I’ve written about business planning and how failing to plan is planning to fail. This week I want to write about a very important element of business planning… the Financial Forecast.
Small business and entrepreneurs are traditionally less likely to use forecasters and prepare these important tools. In my experience, that’s because small business can be run by entrepreneurs who work on their instincts.
But as most of us know, business isn’t all about gut-feelings.
I’d like to see more small business begin to use professional forecasting because quite simply, it’s an integral part of your business plan and one of the many tools I rely upon to help my clients become financially independent.
So what is it?
A financial forecast is an estimate of your future financial outcomes for your business. The key word here is estimate. It’s not something that is set in stone and at the end of the day it’s a moveable feast. Having a detailed financial forecast can help with lots of things from informed decision-making to getting a much-needed bank loan.
At the very least, it proves that you have faith in yourself
At the end of the day you are an investor in your own business and you must have confidence in the validity of your business concept.
Use a financial forecast to prove to yourself that your business will generate your desired profit and when it will start to make that profit.

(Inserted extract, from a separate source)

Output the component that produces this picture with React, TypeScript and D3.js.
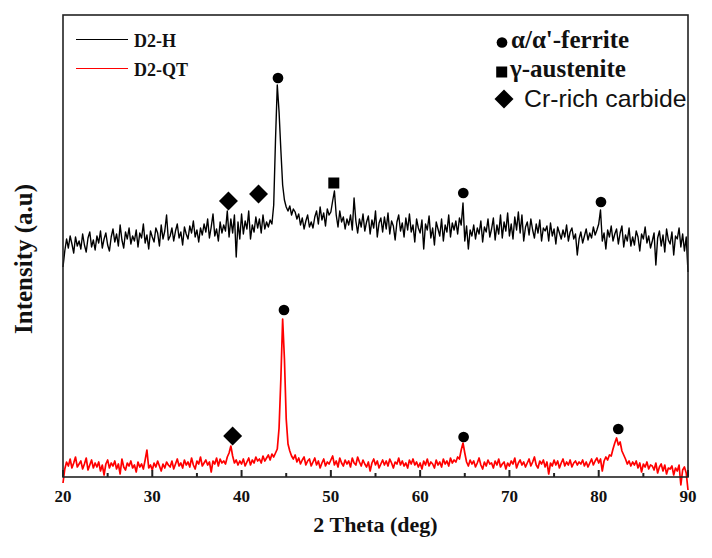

Review, revise and revisit
A financial forecast is a vital tool in the financial management of your business and, like your business plan, requires regular review and amendment to be effective. Once the period for which you prepared the budget is over, be sure to compare the actual results against your budget forecasts. Examine why variations have occurred, take any remedial action necessary to correct the problem, or plan for them accordingly in your next budget.